In the latest step to increase the regulation of foreign investment in Australian real assets, Treasurer Scott Morrison last week tightened the screws on overseas investment in electricity transmission assets and agricultural land.
Morrison said “all future applications for the sale of electricity transmission and distribution assets, and some generation assets, will attract ownership restrictions or conditions for foreign buyers”. And agricultural land must be marketed to Australians for at least 30 days before being sold to foreign investors.
In April 2016, Morrison scuppered an attempt by New South Wales to sell its largest electricity distributor Ausgrid to China’s State Grid and Hong Kong’s Cheung Kong Infrastructure. But he later approved the sale of the listed DUET electricity company to a Cheung Kong-led consortium for AUD7.4bn (€4.69bn). Ausgrid eventually went to what were ostensibly domestic investors. AustralianSuper, the country’s largest superannuation fund, and IFM Investors, a homegrown infrastructure fund manager, bought the asset for AUD16.2bn.
Should global institutional investors worry that Australia’s real assets markets are becoming less accessible?
Brendan Lyon, chief executive of Infrastructure Partnerships Australia, told IPE Real Assets, the latest announcement was “a good step that is about giving upfront assurance and certainty to foreign investors about how and which types of investors can access regulated infrastructure”.
He said: “Everyone, including the government sector, would admit that the Ausgrid decision was not handled well by the existing foreign investment process, so it’s very welcome to see these changes… This process is designed to make the rules much clearer at the start and to facilitate – not frustrate – foreign investment by providing clear rules and practices.”
Brett Himbury, CEO of IFM Investors, said. “With Australia’s broader strengths and attractiveness, I would not foresee this move reducing foreign investment in Australia. There remains an enormous amount of capital around the world seeking long-term stable investment opportunities.”
Lyon believes the new rules should increase the level of competition for Australian assets. “These changes are not about restricting foreign investment,” he said. “They’re about guiding and shaping that investment while protecting national security issues and also ensuring that approvals are timely and policies clear.”
But not everyone agrees. While the new rules may be good for Australian investors, which could face less competition, there could be a smaller pool of buyers when they choose to sell, according to other fund managers. And foreign investors looking to sell stakes in electricity assets may now decide to hold, as they might worry about being able to re-enter the Australian market.
One industry source said the new rules leave it unclear what is at the heart of the government’s concerns: “Is it an issue of control or of influence on the market? We do need greater clarity of guidelines in the rules.”

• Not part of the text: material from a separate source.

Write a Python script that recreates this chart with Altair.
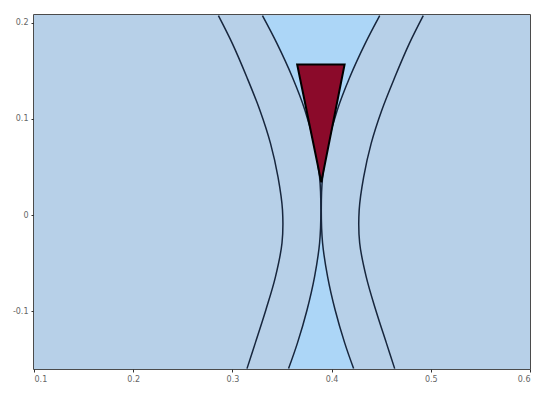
import altair as alt
import pandas as pd

# y positions shared by the four curves
ys = [0.2073, 0.1782, 0.1430, 0.1088, 0.0746, 0.0394, 0.0052, -0.0290, -0.0642, -0.0984, -0.1326, -0.1596]
outer_left = [0.2859, 0.3000, 0.3147, 0.3278, 0.3384, 0.3460, 0.3505, 0.3500, 0.3434, 0.3338, 0.3232, 0.3147]
outer_right = [0.4924, 0.4783, 0.4636, 0.4505, 0.4399, 0.4323, 0.4278, 0.4283, 0.4349, 0.4444, 0.4551, 0.4636]
inner_left = [0.3303, 0.3450, 0.3606, 0.3732, 0.3823, 0.3879, 0.3892, 0.3879, 0.3828, 0.3753, 0.3657, 0.3566]
inner_right = [0.4485, 0.4338, 0.4182, 0.4056, 0.3965, 0.3909, 0.3896, 0.3909, 0.3960, 0.4035, 0.4131, 0.4222]

# triangle: tip and top edge
tri_y = [0.0342, 0.1565]
tri_left = [0.3896, 0.3653]
tri_right = [0.3896, 0.4131]

x_ticks = [0.1, 0.2, 0.3, 0.4, 0.5, 0.6]
y_ticks = [-0.1, 0.0, 0.1, 0.2]

band = pd.DataFrame({"y": ys, "xl": inner_left, "xr": inner_right}).sort_values("y")

rows = []
for name, xs in [("outer_left", outer_left), ("outer_right", outer_right),
                 ("inner_left", inner_left), ("inner_right", inner_right)]:
    for x, y in zip(xs, ys):
        rows.append({"curve": name, "x": x, "y": y})
curves = pd.DataFrame(rows)

tri = pd.DataFrame({"y": tri_y, "xl": tri_left, "xr": tri_right})

xs_scale = alt.Scale(domain=[0.1, 0.6], nice=False, zero=False)
ys_scale = alt.Scale(domain=[-0.16, 0.208], nice=False, zero=False)

lab = "datum.value == 0 ? '0' : toString(round(datum.value * 10) / 10)"
x_axis = alt.Axis(values=x_ticks, title=None, grid=False, domain=False, labelExpr=lab,
                  labelFontSize=8, labelColor="#666666", tickColor="#333333", tickSize=3,
                  labelPadding=3)
y_axis = alt.Axis(values=y_ticks, title=None, grid=False, domain=False, labelExpr=lab,
                  labelFontSize=8, labelColor="#666666", tickColor="#333333", tickSize=3,
                  labelPadding=3)

bg = alt.Chart(pd.DataFrame({"a": [0]})).mark_rect(color="#b7d0e8").encode(
    x=alt.value(0), x2=alt.value(496), y=alt.value(0), y2=alt.value(354)
)

area = alt.Chart(band).mark_area(orient="horizontal", interpolate="catmull-rom",
                                 color="#acd6f7", clip=True).encode(
    y=alt.Y("y:Q", scale=ys_scale, axis=y_axis),
    x=alt.X("xl:Q", scale=xs_scale, axis=x_axis),
    x2="xr:Q",
)

lines = alt.Chart(curves).mark_line(interpolate="catmull-rom", color="#17263d",
                                    strokeWidth=1.5, clip=True).encode(
    x=alt.X("x:Q", scale=xs_scale),
    y=alt.Y("y:Q", scale=ys_scale),
    detail="curve:N",
    order=alt.Order("y:Q"),
)

triangle = alt.Chart(tri).mark_area(orient="horizontal", interpolate="linear",
                                    color="#8b0a2a", stroke="#000000", strokeWidth=2,
                                    strokeJoin="miter", clip=True).encode(
    y=alt.Y("y:Q", scale=ys_scale),
    x=alt.X("xl:Q", scale=xs_scale),
    x2="xr:Q",
)

chart = alt.layer(bg, area, lines, triangle).properties(
    width=496, height=354, autosize="none",
    padding={"left": 26, "top": 7, "right": 12, "bottom": 22},
).configure(
    font="DejaVu Sans"
).configure_view(
    fill="#b7d0e8", stroke="#111111", strokeWidth=1.5
)

chart.save("out.html", embed_options={"renderer": "svg", "actions": False})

There might be good reason for that lack of clarity. While the winning bidders of Ausgrid were ostensibly Australian, in reality it is clear-cut. The capital underlying IFM Investors – and other Australian fund managers like Hastings Funds Management, AMP Capital and QIC – is increasingly global.
“Some [ownership] structures are very complicated,” said one fund manager. This inconvenient truth explains why the specifics of the new rules have not been made clear.
Power distribution assets tend to be large and often require consortia to acquire them. There appears to be an emerging consensus that Australian fund managers will need to be more careful in the formation of consortia to acquire assets.
“We need to know the limit for foreign investors in these consortia,” one fund manager said. “We do not know if it means there can be no foreign participation – or, say, 20%.”
Himbury said IFM Investors always assesses potential regulatory issues when determining the most appropriate consortium structure.
Australia is attempting a troubled transition from coal to sustainable energy. In the process, electricity prices have been soaring, due to a fall in production. The worst hit states – Victoria and South Australia – have had power blackouts, repeatedly causing political grief for state and federal governments. Coincidentally, Victoria and South Australia happen to have the highest level of foreign ownership in their power sectors. Hong Kong’s Cheung Kong and Singapore Power have majority stakes in Citipower, Powercor and SA Powers Networks, which run the distribution networks there.
To many casual observers, the latest round of tightening is aimed pointedly at Chinese investors. Chinese investment in Australian farmland and infrastructure has escalated, heightening security concerns in some quarters.
The government created a register for foreign ownership of agricultural land in 2015. The register’s second annual report, released last July, showed that Chinese ownership of Australian farmland has increased 10–fold to 14.4m hectares in 12 months. China is poised to become the largest owner of Australian farmland, overtaking the UK. Morrison has also acted against foreign buyers land banking rural land for future residential development, mandating that development must commence within five years of purchase.
Of particular concern has been the sale of the port of Darwin by the Northern Territory Government to China’s Landbridge and electricity assets to Chinese groups such as, China’s State Grid.
Bilateral relations between Beijing and Canberra have been rocky due to endless revelations of perceived Chinese interference in Australian politics and academia. The Chinese have been accused of attempting to influence political decisions, with Chinese intermediaries seeking to buy influence through donations to political parties and individual politicians.
Australia is not alone, though. Foreign ownership of key infrastructure is an emerging global issue. “It is happening in other parts of the world,” said one fund manager.